Pulpitum


The pulpitum is a common feature in medieval cathedral and monastic church architecture in Europe. It is a massive screen, most often constructed of stone, or occasionally timber, that divides the choir from the nave and ambulatory. Typically the pulpitum is lavishly carved and decorated, and those of York Minster and Canterbury Cathedral preserve complete medieval sets of statues of the Kings of England.
The word pulpitum is applied in ecclesiastical Latin both for this form of screen and also for a pulpit; the secular origin of the term being a theatrical stage, or speaker's dais. It is thought that this form of screen originated in monastic practice, providing a raised stage from which members of a religious communities could address pilgrims attending to venerate the church's relics, while still maintaining their monastic seclusion from lay contact.

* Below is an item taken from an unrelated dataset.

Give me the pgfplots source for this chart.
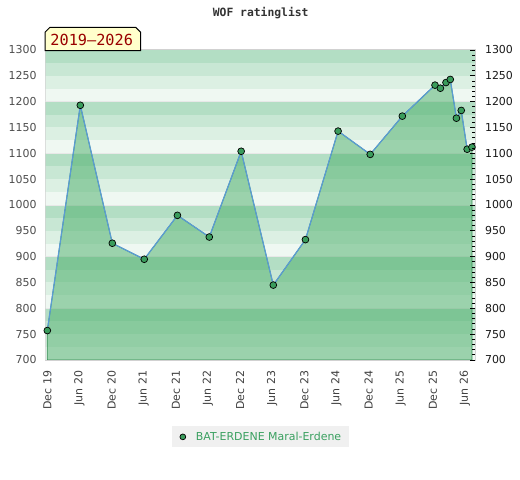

looking west from the site of the High Altar. The foundations of two transverse screens can be seen. The closer was the pulpitum screen ; the further was the rood screen, which had the altar of the Holy Cross attached to its western face.
An internal stair within the thickness of the pulpitum gives access to a broad upper platform, which commonly supports the cathedral organ. The pulpitum is invariably pierced by a central passage, leading immediately into the choir stalls to the east. Many pulpita, as those of Glasgow Cathedral, Exeter Cathedral and Southwell Minster, incorporated subsidiary altars either side of their central passages.
In the late medieval period, there was also a rood screen or rood beam placed one bay to the west of the pulpitum, and the main nave altar for the use of lay worshippers was set against its western face. This screen was pierced by lateral doors, left and right, for processional access to the nave, and for the use of pilgrims who would pass into the eastern arm of the church via the ambulatory to the feretory or shrine, commonly located behind the high altar. Most of these rood screens were demolished at the English Reformation, although the cathedrals of Peterborough and Canterbury retained their separate rood screens into the 18th century; and in the collegiate church of Ottery Saint Mary, both sets of screens remained until the early 19th century. At the former monastic churches of Saint Albans and Ewenny the rood screens survive, while the pulpita do not.
Several English cathedrals demolished their pulpita in the early 19th century, intending to open the view from the congregation to the high altar; but in most instances this was found to be unsatisfactory, and a much less massive chancel screen was erected in its place.